I have attached three stack traces along with some logging from our application to show the decoder thread and capture thread activity. One trace shows the R8152 driver hanging, one shows the NVMDecBufProcT hanging, and one shows the tegradc irq task hanging. One also shows the output of the syncpoint debug info when the syncpoint timeout is detected in the kernel driver. This is a bit interspersed with my application’s output.

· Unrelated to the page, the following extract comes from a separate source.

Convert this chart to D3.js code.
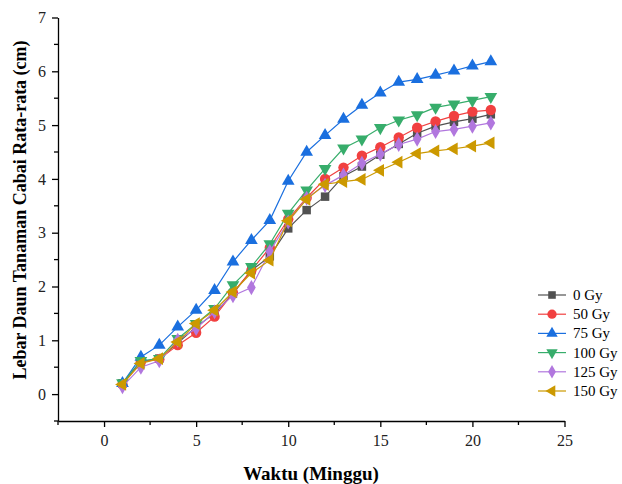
<!DOCTYPE html>
<html>
<head>
<meta charset="utf-8">
<script src="https://cdn.jsdelivr.net/npm/d3@7"></script>
<style>
body{margin:0;background:#fff;}
</style>
</head>
<body>
<div class="box"></div>
<script>
// weeks and series
const weeks=[1,2,3,4,5,6,7,8,9,10,11,12,13,14,15,16,17,18,19,20,21];
const gy0  =[0.20,0.60,0.66,0.95,1.25,1.50,1.87,2.30,2.56,3.08,3.42,3.67,4.05,4.23,4.45,4.65,4.85,4.98,5.06,5.12,5.20];
const gy50 =[0.18,0.60,0.65,0.91,1.14,1.44,1.88,2.30,2.72,3.25,3.65,4.00,4.21,4.43,4.59,4.77,4.95,5.07,5.17,5.25,5.28];
const gy75 =[0.20,0.69,0.91,1.25,1.56,1.93,2.46,2.86,3.23,3.96,4.50,4.81,5.11,5.37,5.60,5.80,5.85,5.93,6.01,6.10,6.18];
const gy100=[0.21,0.62,0.66,1.03,1.31,1.59,2.03,2.37,2.79,3.36,3.79,4.19,4.57,4.74,4.95,5.09,5.19,5.33,5.39,5.46,5.53];
const gy125=[0.14,0.50,0.62,1.00,1.22,1.53,1.83,1.98,2.65,3.20,3.64,3.88,4.07,4.29,4.46,4.64,4.74,4.88,4.92,4.98,5.04];
const gy150=[0.18,0.57,0.66,0.97,1.31,1.56,1.90,2.25,2.49,3.22,3.62,3.90,3.95,3.99,4.16,4.31,4.47,4.52,4.56,4.61,4.67];
const names=['0 Gy','50 Gy','75 Gy','100 Gy','125 Gy','150 Gy'];
const xTicks=[0,5,10,15,20,25];
const yTicks=[0,1,2,3,4,5,6,7];

const FONT='"Liberation Serif","Times New Roman",serif';
const colors=['#515151','#F14040','#1A6FDF','#37AD6B','#B177DE','#CC9900'];
const shapes=[
  {t:d3.symbolSquare,s:72,r:0},
  {t:d3.symbolCircle,s:85,r:0},
  {t:d3.symbolTriangle,s:70,r:0},
  {t:d3.symbolTriangle,s:70,r:180},
  {t:d3.symbolDiamond,s:66,r:0},
  {t:d3.symbolTriangle,s:70,r:-90}
];
const all=[gy0,gy50,gy75,gy100,gy125,gy150];

const svg=d3.select('.box').append('svg').attr('width',622).attr('height',484).style('font-family',FONT);
const x=d3.scaleLinear().domain([-2.5,25]).range([58,564.5]);
const y=d3.scaleLinear().domain([-0.5,7]).range([421,17.5]);

// axes
const axX=d3.axisBottom(x).tickValues(xTicks).tickSize(6).tickPadding(8).tickSizeOuter(0);
const axY=d3.axisLeft(y).tickValues(yTicks).tickSize(6).tickPadding(6).tickSizeOuter(0);
const gX=svg.append('g').attr('transform','translate(0,421)').call(axX);
const gY=svg.append('g').attr('transform','translate(58,0)').call(axY);
// minor ticks
gX.selectAll('.mn').data([-2.5,2.5,7.5,12.5,17.5,22.5]).enter().append('line')
  .attr('x1',d=>x(d)).attr('x2',d=>x(d)).attr('y1',0).attr('y2',4);
gY.selectAll('.mn').data([-0.5,0.5,1.5,2.5,3.5,4.5,5.5,6.5]).enter().append('line')
  .attr('y1',d=>y(d)).attr('y2',d=>y(d)).attr('x1',0).attr('x2',-4);
[gX,gY].forEach(g=>{
  g.attr('font-family',null);
  g.selectAll('text').style('font-family',FONT).attr('font-size',16).attr('fill','#222');
  g.selectAll('line,path').attr('stroke','#000').attr('stroke-width',1.3);
});

svg.append('text').attr('x',311).attr('y',480).attr('text-anchor','middle').style('font-family',FONT)
  .attr('font-weight','bold').attr('font-size',19).text('Waktu (Minggu)');
svg.append('text').attr('transform','translate(26,210) rotate(-90)').attr('text-anchor','middle').style('font-family',FONT)
  .attr('font-weight','bold').attr('font-size',18).text('Lebar Daun Tanaman Cabai Rata-rata (cm)');

const line=d3.line().x((d,i)=>x(weeks[i])).y(d=>y(d));
all.forEach((vals,k)=>{
  const g=svg.append('g');
  g.append('path').datum(vals).attr('d',line).attr('fill','none')
    .attr('stroke',colors[k]).attr('stroke-width',1.2);
  g.selectAll('path.m').data(vals).enter().append('path').attr('class','m')
    .attr('d',d3.symbol().type(shapes[k].t).size(shapes[k].s))
    .attr('transform',(d,i)=>`translate(${x(weeks[i])},${y(d)}) rotate(${shapes[k].r})`)
    .attr('fill',colors[k]);
});

// legend
const lg=svg.append('g').attr('transform','translate(538,295)');
names.forEach((n,k)=>{
  const r=lg.append('g').attr('transform',`translate(0,${k*19.2})`);
  r.append('line').attr('x1',0).attr('x2',28).attr('stroke',colors[k]).attr('stroke-width',1.2);
  r.append('path').attr('d',d3.symbol().type(shapes[k].t).size(shapes[k].s*0.8))
    .attr('transform',`translate(14,0) rotate(${shapes[k].r})`).attr('fill',colors[k]);
  r.append('text').attr('x',35).attr('y',5).style('font-family',FONT).attr('font-size',15).text(n);
});
</script>
</body>
</html>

I am aware the TX1 is now unsupported, but I’d also like to update our Nano-based product to use 32.7.4 and I don’t want to try that until I have figured this out. We are also planning to upgrade our products to use the Orin NX but I haven’t started porting our software yet as I need to complete this task first.

Thank you for your time,

Chris Richardson
RebootingCodecRestarts_2023-10-17_NVIDIA_StackTrace1.txt (10.3 KB)
RebootingCodecRestarts_2023-10-17_NVIDIA_StackTrace2.txt (5.5 KB)
RebootingCodecRestarts_2023-10-17_NVIDIA_StackTrace3.txt (14.2 KB)

DaneLLL · October 18, 2023, 1:43am

Hi,
For checking the issue, we need to reproduce the issue on developer kit. Please try to reproduce the issue by running either sample(default or with a patch):

/usr/src/jetson_multimedia_api/samples/00_video_decode/
/usr/src/jetson_multimedia_api/samples/unittest_samples/decoder_unit_sample/

And share us the patch and steps.

cjwti · October 26, 2023, 11:33pm

Hi DaneLLL,

Thanks a lot for your response. I am working on reproducing this with the 00_video_decode program. I will post it here once I have it working.

For my own real-world use case, I did find a workaround that seems to make the issue go away. Normally I shut down all the decoders concurrently, but I changed to shutting them down consecutively and the device can run for much longer periods (e.g. 24 hours rather than 2-3). I haven’t run a test longer than that because I don’t have time for that yet. I would prefer not to use this workaround in my release software if possible though.

Thanks,

Chris Richardson

DaneLLL · October 27, 2023, 5:19am

Hi,
This sounds similar to
Jetson h264 decoder flush deadlock

It shall be fxied in Jetapck 4.6.4. V4L2_BUF_FLAG_LAST is added in signaling EoS. Not sure if you have code to check the flag in your application:
Jetson h264 decoder flush deadlock - #20 by DaneLLL

If you have followed the sample code and the issue is still present, please share a method to reproduce it on either reference sample. So that we can replicate it and check.

cjwti · October 27, 2023, 6:33am

Hi DaneLLL,

Thank you for the info. I did see those threads and do have the EOS handling changes which seem to be in the patch at #20 that you linked. The changes were already present in the sample program in the L4T 32.7.4 that I’m using. My application also has those changes now and does receive the EOS frame in the capture thread in the EAGAIN handling in normal circumstances. It does not seem to matter.

The decoder hang I was seeing seems to be lower level than the dqBuffer being hung (which my application detects separately and does not see here). The hang caused everything on the system to halt, which triggered the PMIC watchdog since even my very high priority watchdog thread was not able to run. The hang almost always occurs immediately after my main decoder thread queues an EOS buffer onto the output plane while the application is trying to shut all the decoders down. The capture thread doesn’t even have a chance to run to show that the dqBuffer call returned.

Thanks,

Chris Richardson

cjwti · October 27, 2023, 6:35am

Hi DaneLLL,

I’m sorry I forgot to ask one more question. Can I use the libtegrav4l2.lib from that link on L4T 32.7.4? If so I can try that out to see if it makes a difference.

Thanks,

Chris Richardson

DaneLLL · October 27, 2023, 7:08am

Hi,
r32.7.4 has the fix already. So the issue you are seeing can be another one. Please try to reproduce it on either reference sample, and share us the method. So that we can replicate it and check.

system · November 20, 2023, 7:48am

This topic was automatically closed 14 days after the last reply. New replies are no longer allowed.